Task objective | Quote from the first line below through the line that contains "const binLeft = d3.range(7, 90);", both included, and leave the pictures out.
— begin Data section —
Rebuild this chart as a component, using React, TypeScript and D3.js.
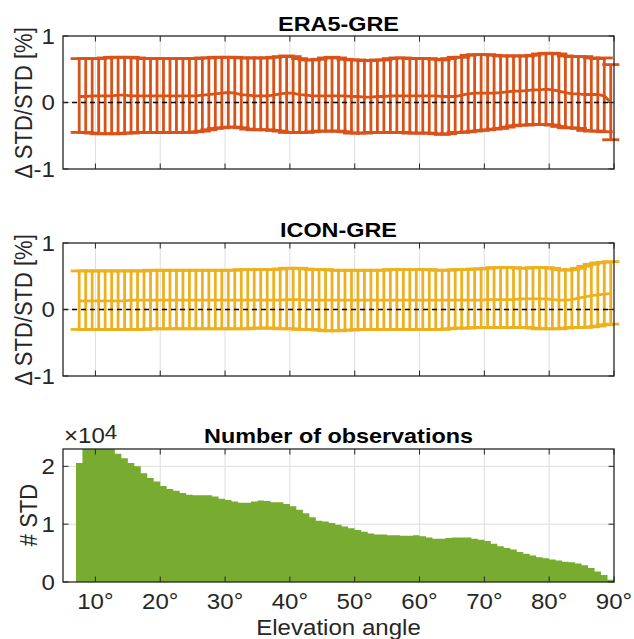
import * as d3 from 'd3';

// elevation bins (1° wide), error bars sit at bin centres
const binLeft = d3.range(7, 90);

// ERA5-GRE: upper / mean / lower of Δ STD/STD [%]
const era5Upper = [
  0.66, 0.66, 0.66, 0.66, 0.67, 0.68, 0.68, 0.68, 0.68, 0.67,
  0.66, 0.66, 0.66, 0.66, 0.66, 0.66, 0.66, 0.66, 0.66, 0.67,
  0.67, 0.68, 0.68, 0.68, 0.68, 0.67, 0.67, 0.67, 0.67, 0.67,
  0.68, 0.69, 0.70, 0.69, 0.66, 0.64, 0.64, 0.65, 0.67, 0.68,
  0.67, 0.65, 0.64, 0.64, 0.63, 0.63, 0.64, 0.64, 0.66, 0.67,
  0.67, 0.66, 0.66, 0.66, 0.66, 0.65, 0.64, 0.66, 0.68, 0.68,
  0.71, 0.72, 0.72, 0.72, 0.71, 0.70, 0.70, 0.70, 0.70, 0.70,
  0.71, 0.73, 0.74, 0.74, 0.73, 0.70, 0.69, 0.69, 0.69, 0.67,
  0.66, 0.67, 0.57,
];
const era5Mean = [
  0.09, 0.09, 0.10, 0.10, 0.10, 0.10, 0.11, 0.11, 0.10, 0.10,
  0.10, 0.10, 0.10, 0.10, 0.10, 0.10, 0.10, 0.10, 0.10, 0.11,
  0.12, 0.13, 0.14, 0.15, 0.14, 0.12, 0.11, 0.10, 0.10, 0.10,
  0.11, 0.13, 0.14, 0.14, 0.12, 0.11, 0.10, 0.10, 0.10, 0.10,
  0.10, 0.10, 0.09, 0.09, 0.08, 0.08, 0.09, 0.09, 0.10, 0.10,
  0.10, 0.10, 0.10, 0.10, 0.10, 0.10, 0.09, 0.09, 0.09, 0.11,
  0.13, 0.14, 0.14, 0.14, 0.14, 0.15, 0.16, 0.17, 0.17, 0.18,
  0.19, 0.19, 0.20, 0.19, 0.17, 0.15, 0.13, 0.13, 0.12, 0.12,
  0.12, 0.10, 0.0,
];
const era5Lower = [
  -0.45, -0.45, -0.46, -0.47, -0.47, -0.47, -0.47, -0.46, -0.46, -0.45,
  -0.45, -0.45, -0.45, -0.45, -0.45, -0.45, -0.45, -0.45, -0.44, -0.43,
  -0.41, -0.39, -0.38, -0.37, -0.37, -0.38, -0.40, -0.41, -0.41, -0.41,
  -0.42, -0.43, -0.45, -0.45, -0.45, -0.45, -0.44, -0.43, -0.43, -0.43,
  -0.43, -0.44, -0.46, -0.46, -0.46, -0.45, -0.45, -0.45, -0.45, -0.45,
  -0.45, -0.46, -0.46, -0.46, -0.46, -0.47, -0.48, -0.47, -0.45, -0.45,
  -0.44, -0.43, -0.42, -0.41, -0.40, -0.39, -0.37, -0.35, -0.34, -0.34,
  -0.33, -0.33, -0.33, -0.34, -0.36, -0.38, -0.38, -0.39, -0.42, -0.43,
  -0.43, -0.44, -0.56,
];

// ICON-GRE
const iconUpper = [
  0.58, 0.58, 0.58, 0.58, 0.58, 0.58, 0.58, 0.58, 0.58, 0.58,
  0.58, 0.59, 0.59, 0.59, 0.59, 0.59, 0.59, 0.59, 0.59, 0.59,
  0.59, 0.59, 0.59, 0.59, 0.59, 0.60, 0.60, 0.60, 0.60, 0.60,
  0.60, 0.61, 0.62, 0.62, 0.62, 0.61, 0.60, 0.60, 0.60, 0.59,
  0.59, 0.59, 0.59, 0.59, 0.59, 0.59, 0.59, 0.59, 0.60, 0.60,
  0.60, 0.60, 0.60, 0.60, 0.60, 0.59, 0.59, 0.59, 0.60, 0.60,
  0.60, 0.61, 0.61, 0.62, 0.63, 0.63, 0.63, 0.63, 0.62, 0.62,
  0.63, 0.63, 0.63, 0.62, 0.60, 0.59, 0.60, 0.62, 0.65, 0.68,
  0.70, 0.71, 0.72,
];
const iconMean = [
  0.13, 0.13, 0.13, 0.13, 0.13, 0.13, 0.13, 0.13, 0.14, 0.14,
  0.14, 0.14, 0.14, 0.14, 0.14, 0.14, 0.14, 0.14, 0.14, 0.14,
  0.14, 0.14, 0.14, 0.14, 0.14, 0.14, 0.14, 0.14, 0.14, 0.14,
  0.14, 0.14, 0.15, 0.15, 0.15, 0.14, 0.14, 0.14, 0.14, 0.14,
  0.14, 0.14, 0.14, 0.14, 0.14, 0.14, 0.14, 0.14, 0.14, 0.14,
  0.14, 0.14, 0.14, 0.14, 0.14, 0.14, 0.14, 0.14, 0.14, 0.14,
  0.14, 0.14, 0.14, 0.15, 0.15, 0.15, 0.15, 0.15, 0.16, 0.16,
  0.16, 0.16, 0.16, 0.15, 0.14, 0.14, 0.15, 0.17, 0.19, 0.21,
  0.22, 0.23, 0.24,
];
const iconLower = [
  -0.30, -0.30, -0.30, -0.30, -0.30, -0.30, -0.30, -0.30, -0.30, -0.30,
  -0.30, -0.29, -0.29, -0.29, -0.29, -0.29, -0.29, -0.29, -0.29, -0.29,
  -0.29, -0.29, -0.29, -0.29, -0.29, -0.29, -0.29, -0.28, -0.28, -0.28,
  -0.28, -0.29, -0.29, -0.29, -0.30, -0.30, -0.30, -0.31, -0.32, -0.32,
  -0.32, -0.31, -0.31, -0.30, -0.30, -0.30, -0.30, -0.30, -0.30, -0.30,
  -0.30, -0.30, -0.30, -0.30, -0.30, -0.30, -0.30, -0.29, -0.28, -0.28,
  -0.28, -0.27, -0.27, -0.27, -0.27, -0.27, -0.27, -0.27, -0.27, -0.27,
  -0.28, -0.29, -0.29, -0.29, -0.29, -0.28, -0.27, -0.27, -0.27, -0.26,
  -0.25, -0.23, -0.22,
];

// number of observations per bin, in units of 1e4
const obsCount = [
  2.06, 2.45, 2.52, 2.52, 2.45, 2.38, 2.22, 2.14, 2.06, 2.00,
  1.88, 1.80, 1.74, 1.66, 1.61, 1.58, 1.54, 1.51, 1.50, 1.50,
  1.50, 1.48, 1.44, 1.42, 1.39, 1.37, 1.37, 1.39, 1.41, 1.40,
  1.38, 1.38, 1.35, 1.31, 1.25, 1.19, 1.12, 1.06, 1.045, 1.02,
  0.99, 0.96, 0.93, 0.90, 0.87, 0.84, 0.82, 0.82, 0.81, 0.81,
  0.80, 0.80, 0.81, 0.79, 0.77, 0.75, 0.75, 0.76, 0.77, 0.77,
  0.77, 0.75, 0.73, 0.71, 0.66, 0.62, 0.59, 0.56, 0.52, 0.49,
  0.46, 0.43, 0.41, 0.39, 0.37, 0.35, 0.34, 0.32, 0.29, 0.24,
  0.18, 0.12, 0.04,
];

const xTicks = [10, 20, 30, 40, 50, 60, 70, 80, 90];
const diffTicks = [-1, 0, 1];
const obsTicks = [0, 1, 2];

const FONT = "'Liberation Sans', Arial, Helvetica, sans-serif";
const AX = '#262626';
const GRID = '#dedede';
const LEFT = 63;
const RIGHT = 614;
const TICK = 5.5;
const SX = 1.12;

const x = d3.scaleLinear().domain([5, 90]).range([LEFT, RIGHT]);

function Frame({ y, grid }) {
  const [top, bottom] = [y.range()[1], y.range()[0]];
  return (
    <g>
      {xTicks.filter(t => t < 90).map(t => (
        <line key={'gx' + t} x1={x(t)} x2={x(t)} y1={top} y2={bottom} stroke={GRID} strokeWidth={1} />
      ))}
      {grid.map(t => (
        <line key={'gy' + t} x1={LEFT} x2={RIGHT} y1={y(t)} y2={y(t)} stroke={GRID} strokeWidth={1} />
      ))}
    </g>
  );
}

function Box({ y, yTicks }) {
  const [top, bottom] = [y.range()[1], y.range()[0]];
  return (
    <g>
      {xTicks.map(t => (
        <g key={'tx' + t}>
          <line x1={x(t)} x2={x(t)} y1={bottom} y2={bottom - TICK} stroke={AX} strokeWidth={1} />
          <line x1={x(t)} x2={x(t)} y1={top} y2={top + TICK} stroke={AX} strokeWidth={1} />
        </g>
      ))}
      {yTicks.map(t => (
        <g key={'ty' + t}>
          <line x1={LEFT} x2={LEFT + TICK} y1={y(t)} y2={y(t)} stroke={AX} strokeWidth={1} />
          <line x1={RIGHT} x2={RIGHT - TICK} y1={y(t)} y2={y(t)} stroke={AX} strokeWidth={1} />
          <text
            transform={`translate(55,${y(t) + 7.5}) scale(${SX},1)`}
            textAnchor="end"
            fontSize={21.5}
            fill={AX}
            fontFamily={FONT}
          >
            {t}
          </text>
        </g>
      ))}
      <rect x={LEFT} y={top} width={RIGHT - LEFT} height={bottom - top} fill="none" stroke={AX} strokeWidth={1.3} />
    </g>
  );
}

function ErrorBars({ y, upper, mean, lower, color }) {
  const pts = binLeft.map((b, i) => ({ c: b + 0.5, hi: upper[i], m: mean[i], lo: lower[i] }));
  const line = d3.line().x(d => x(d.c)).y(d => y(d.m));
  const cap = 8.5;
  return (
    <g stroke={color} strokeWidth={2.8} fill="none">
      {pts.map(d => (
        <g key={d.c}>
          <line x1={x(d.c)} x2={x(d.c)} y1={y(d.hi)} y2={y(d.lo)} />
          <line x1={x(d.c) - cap} x2={x(d.c) + cap} y1={y(d.hi)} y2={y(d.hi)} />
          <line x1={x(d.c) - cap} x2={x(d.c) + cap} y1={y(d.lo)} y2={y(d.lo)} />
        </g>
      ))}
      <path d={line(pts)} />
    </g>
  );
}

function Title({ text, yPos }) {
  return (
    <text
      transform={`translate(${(LEFT + RIGHT) / 2},${yPos}) scale(1.17,1)`}
      textAnchor="middle"
      fontSize={20}
      fontWeight="bold"
      fill="#000"
      fontFamily={FONT}
    >
      {text}
    </text>
  );
}

function YLabel({ text, xPos, yPos }) {
  return (
    <text
      transform={`translate(${xPos},${yPos}) scale(${SX},1) rotate(-90)`}
      textAnchor="middle"
      fontSize={22}
      fill={AX}
      fontFamily={FONT}
    >
      {text}
    </text>
  );
}

export default function App() {
  const yTop = d3.scaleLinear().domain([-1, 1]).range([169, 36]);
  const yMid = d3.scaleLinear().domain([-1, 1]).range([376, 243]);
  const yBot = d3.scaleLinear().domain([0, 2.3]).range([582, 449]);

  // step outline of the histogram, closed at the right edge of the last bin
  const histPts = binLeft.map((b, i) => ({ b, v: obsCount[i] }));
  histPts.push({ b: binLeft[binLeft.length - 1] + 1, v: obsCount[obsCount.length - 1] });
  const histArea = d3
    .area()
    .x(d => x(d.b))
    .y0(yBot(0))
    .y1(d => yBot(d.v))
    .curve(d3.curveStepAfter);

  return (
    <svg
      width={634}
      height={639}
      style={{ position: 'absolute', left: 0, top: 0, background: '#fff' }}
    >
      <defs>
        <clipPath id="botClip">
          <rect x={LEFT} y={449} width={RIGHT - LEFT} height={133} />
        </clipPath>
      </defs>

      {/* ERA5 panel */}
      <Frame y={yTop} grid={[0]} />
      <ErrorBars y={yTop} upper={era5Upper} mean={era5Mean} lower={era5Lower} color="#D95319" />
      <line x1={LEFT} x2={RIGHT} y1={yTop(0)} y2={yTop(0)} stroke="#000" strokeWidth={1.3} strokeDasharray="5,4" />
      <Box y={yTop} yTicks={diffTicks} />
      <Title text="ERA5-GRE" yPos={30.5} />
      <YLabel text="Δ STD/STD [%]" xPos={32} yPos={103} />

      {/* ICON panel */}
      <Frame y={yMid} grid={[0]} />
      <ErrorBars y={yMid} upper={iconUpper} mean={iconMean} lower={iconLower} color="#EDB120" />
      <line x1={LEFT} x2={RIGHT} y1={yMid(0)} y2={yMid(0)} stroke="#000" strokeWidth={1.3} strokeDasharray="5,4" />
      <Box y={yMid} yTicks={diffTicks} />
      <Title text="ICON-GRE" yPos={237} />
      <YLabel text="Δ STD/STD [%]" xPos={32} yPos={310} />

      {/* observations panel */}
      <Frame y={yBot} grid={[1, 2]} />
      <path d={histArea(histPts)} fill="#77AC30" clipPath="url(#botClip)" />
      <Box y={yBot} yTicks={obsTicks} />
      <Title text="Number of observations" yPos={443} />
      <YLabel text="# STD" xPos={36.5} yPos={515} />
      <text transform={`translate(64,443) scale(${SX},1)`} fontSize={21.5} fill={AX} fontFamily={FONT}>
        ×10
        <tspan dy={-4} fontSize={20}>4</tspan>
      </text>
      {xTicks.map(t => (
        <text
          key={'xl' + t}
          transform={`translate(${x(t)},609) scale(${SX},1)`}
          textAnchor="middle"
          fontSize={21.5}
          fill={AX}
          fontFamily={FONT}
        >
          {t + '°'}
        </text>
      ))}
      <text
        transform={`translate(${(LEFT + RIGHT) / 2},635) scale(${SX},1)`}
        textAnchor="middle"
        fontSize={21.5}
        fill={AX}
        fontFamily={FONT}
      >
        Elevation angle
      </text>
    </svg>
  );
}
— end Data section —
Answer to the problem |
Rebuild this chart as a component, using React, TypeScript and D3.js.
import * as d3 from 'd3';

// elevation bins (1° wide), error bars sit at bin centres
const binLeft = d3.range(7, 90);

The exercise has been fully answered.